## START SOURCE DATA
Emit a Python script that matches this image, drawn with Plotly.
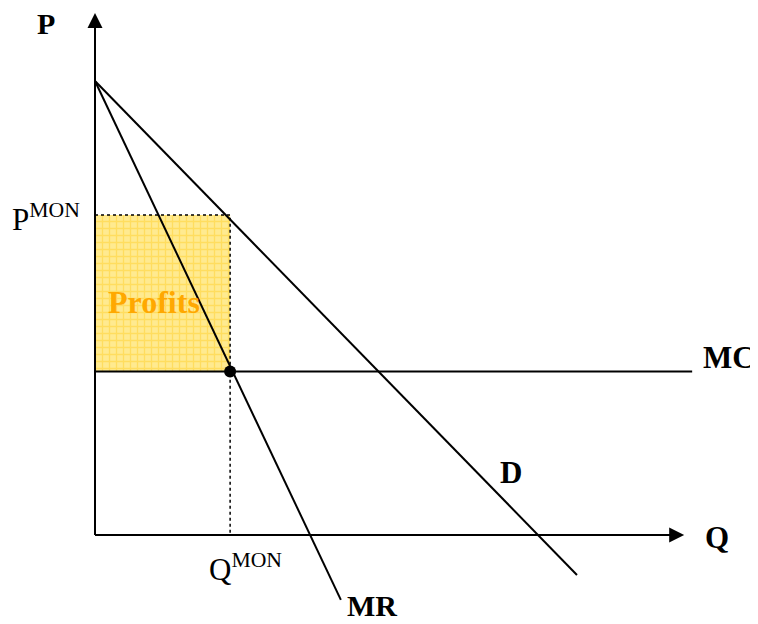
import plotly.graph_objects as go

# ---- data (Q on x, P on y) ----
demand_q = [0, 10.88]
demand_p = [10.0, -0.88]
mr_q = [0, 5.55]
mr_p = [10.0, -1.43]
mc_q = [0, 13.48]
mc_p = [3.6, 3.6]
q_mon = 3.05
p_mon = 7.05
axis_q = [0, 13.3]
axis_p = [0, 11.5]

# screen pixel -> data helpers (page body has an 8px margin)
def X(px):
    return (px - 95) / 44.3

def Y(py):
    return (535 - py) / 45.4

FONT = "Liberation Serif, Times New Roman, serif"

fig = go.Figure()

# Profit rectangle
fig.add_trace(go.Scatter(
    x=[0, q_mon, q_mon, 0, 0],
    y=[mc_p[0], mc_p[0], p_mon, p_mon, mc_p[0]],
    mode="lines", fill="toself", line=dict(width=0),
    fillcolor="#FFE170",
    fillpattern=dict(shape="+", size=7, solidity=0.35,
                     bgcolor="#FFEA90", fgcolor="#FFCF2E"),
    hoverinfo="skip", showlegend=False))

# dotted guides
fig.add_trace(go.Scatter(x=[0, q_mon, q_mon], y=[p_mon, p_mon, 0],
                         mode="lines", line=dict(color="black", width=1.5, dash="dot"),
                         showlegend=False, hoverinfo="skip"))

# axes
fig.add_trace(go.Scatter(x=[axis_q[0], axis_q[0]], y=[axis_p[0], axis_p[1] - 0.3], mode="lines",
                         line=dict(color="black", width=2), showlegend=False, hoverinfo="skip"))
fig.add_trace(go.Scatter(x=[axis_q[0], axis_q[1] - 0.3], y=[axis_p[0], axis_p[0]], mode="lines",
                         line=dict(color="black", width=2), showlegend=False, hoverinfo="skip"))

# MC
fig.add_trace(go.Scatter(x=mc_q, y=mc_p, mode="lines",
                         line=dict(color="black", width=2), showlegend=False))
# Demand
fig.add_trace(go.Scatter(x=demand_q, y=demand_p, mode="lines",
                         line=dict(color="black", width=2), showlegend=False))
# MR
fig.add_trace(go.Scatter(x=mr_q, y=mr_p, mode="lines",
                         line=dict(color="black", width=2), showlegend=False))
# Monopoly point
fig.add_trace(go.Scatter(x=[q_mon], y=[mc_p[0]], mode="markers",
                         marker=dict(color="black", size=12), showlegend=False))

# arrowheads on the axes
for tx, ty in [(axis_q[0], axis_p[1]), (axis_q[1], axis_p[0])]:
    fig.add_annotation(x=tx, y=ty, ax=axis_q[0], ay=axis_p[0], xref="x", yref="y",
                       axref="x", ayref="y", text=" ", showarrow=True, arrowhead=2,
                       arrowsize=1.5, arrowwidth=2, arrowcolor="black", standoff=0)

def label(txt, px, py, bold=True, color="black", size=31, xanchor="center"):
    t = f"<b>{txt}</b>" if bold else txt
    fig.add_annotation(x=X(px), y=Y(py), xref="x", yref="y", text=t, showarrow=False,
                       xanchor=xanchor, yanchor="middle",
                       font=dict(family=FONT, size=size, color=color))

label("P", 46, 23, size=30)
label("P<sup>MON</sup>", 10, 217, bold=False, size=31, xanchor="left")
label("Q<sup>MON</sup>", 207, 567, bold=False, size=31, xanchor="left")
label("MC", 729, 357, size=31)
label("Q", 717, 537, size=31)
label("D", 511, 472, size=31)
label("MR", 372, 605, size=30)
label("Profits", 154, 302, color="#FFA800", size=32)

fig.update_layout(
    width=750, height=616,
    margin=dict(l=0, r=0, t=0, b=0),
    paper_bgcolor="white", plot_bgcolor="white",
    xaxis=dict(range=[X(8), X(758)], visible=False, fixedrange=True),
    yaxis=dict(range=[Y(624), Y(8)], visible=False, fixedrange=True),
    showlegend=False,
)

fig.write_html("out.html")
## END SOURCE DATA
*SET PROBLEM:* The data above should be repeated exactly, minus any pictures.

*ANSWER TO THIS EXERCISE:*
Emit a Python script that matches this image, drawn with Plotly.
import plotly.graph_objects as go

# ---- data (Q on x, P on y) ----
demand_q = [0, 10.88]
demand_p = [10.0, -0.88]
mr_q = [0, 5.55]
mr_p = [10.0, -1.43]
mc_q = [0, 13.48]
mc_p = [3.6, 3.6]
q_mon = 3.05
p_mon = 7.05
axis_q = [0, 13.3]
axis_p = [0, 11.5]

# screen pixel -> data helpers (page body has an 8px margin)
def X(px):
    return (px - 95) / 44.3

def Y(py):
    return (535 - py) / 45.4

FONT = "Liberation Serif, Times New Roman, serif"

fig = go.Figure()

# Profit rectangle
fig.add_trace(go.Scatter(
    x=[0, q_mon, q_mon, 0, 0],
    y=[mc_p[0], mc_p[0], p_mon, p_mon, mc_p[0]],
    mode="lines", fill="toself", line=dict(width=0),
    fillcolor="#FFE170",
    fillpattern=dict(shape="+", size=7, solidity=0.35,
                     bgcolor="#FFEA90", fgcolor="#FFCF2E"),
    hoverinfo="skip", showlegend=False))

# dotted guides
fig.add_trace(go.Scatter(x=[0, q_mon, q_mon], y=[p_mon, p_mon, 0],
                         mode="lines", line=dict(color="black", width=1.5, dash="dot"),
                         showlegend=False, hoverinfo="skip"))

# axes
fig.add_trace(go.Scatter(x=[axis_q[0], axis_q[0]], y=[axis_p[0], axis_p[1] - 0.3], mode="lines",
                         line=dict(color="black", width=2), showlegend=False, hoverinfo="skip"))
fig.add_trace(go.Scatter(x=[axis_q[0], axis_q[1] - 0.3], y=[axis_p[0], axis_p[0]], mode="lines",
                         line=dict(color="black", width=2), showlegend=False, hoverinfo="skip"))

# MC
fig.add_trace(go.Scatter(x=mc_q, y=mc_p, mode="lines",
                         line=dict(color="black", width=2), showlegend=False))
# Demand
fig.add_trace(go.Scatter(x=demand_q, y=demand_p, mode="lines",
                         line=dict(color="black", width=2), showlegend=False))
# MR
fig.add_trace(go.Scatter(x=mr_q, y=mr_p, mode="lines",
                         line=dict(color="black", width=2), showlegend=False))
# Monopoly point
fig.add_trace(go.Scatter(x=[q_mon], y=[mc_p[0]], mode="markers",
                         marker=dict(color="black", size=12), showlegend=False))

# arrowheads on the axes
for tx, ty in [(axis_q[0], axis_p[1]), (axis_q[1], axis_p[0])]:
    fig.add_annotation(x=tx, y=ty, ax=axis_q[0], ay=axis_p[0], xref="x", yref="y",
                       axref="x", ayref="y", text=" ", showarrow=True, arrowhead=2,
                       arrowsize=1.5, arrowwidth=2, arrowcolor="black", standoff=0)

def label(txt, px, py, bold=True, color="black", size=31, xanchor="center"):
    t = f"<b>{txt}</b>" if bold else txt
    fig.add_annotation(x=X(px), y=Y(py), xref="x", yref="y", text=t, showarrow=False,
                       xanchor=xanchor, yanchor="middle",
                       font=dict(family=FONT, size=size, color=color))

label("P", 46, 23, size=30)
label("P<sup>MON</sup>", 10, 217, bold=False, size=31, xanchor="left")
label("Q<sup>MON</sup>", 207, 567, bold=False, size=31, xanchor="left")
label("MC", 729, 357, size=31)
label("Q", 717, 537, size=31)
label("D", 511, 472, size=31)
label("MR", 372, 605, size=30)
label("Profits", 154, 302, color="#FFA800", size=32)

fig.update_layout(
    width=750, height=616,
    margin=dict(l=0, r=0, t=0, b=0),
    paper_bgcolor="white", plot_bgcolor="white",
    xaxis=dict(range=[X(8), X(758)], visible=False, fixedrange=True),
    yaxis=dict(range=[Y(624), Y(8)], visible=False, fixedrange=True),
    showlegend=False,
)

fig.write_html("out.html")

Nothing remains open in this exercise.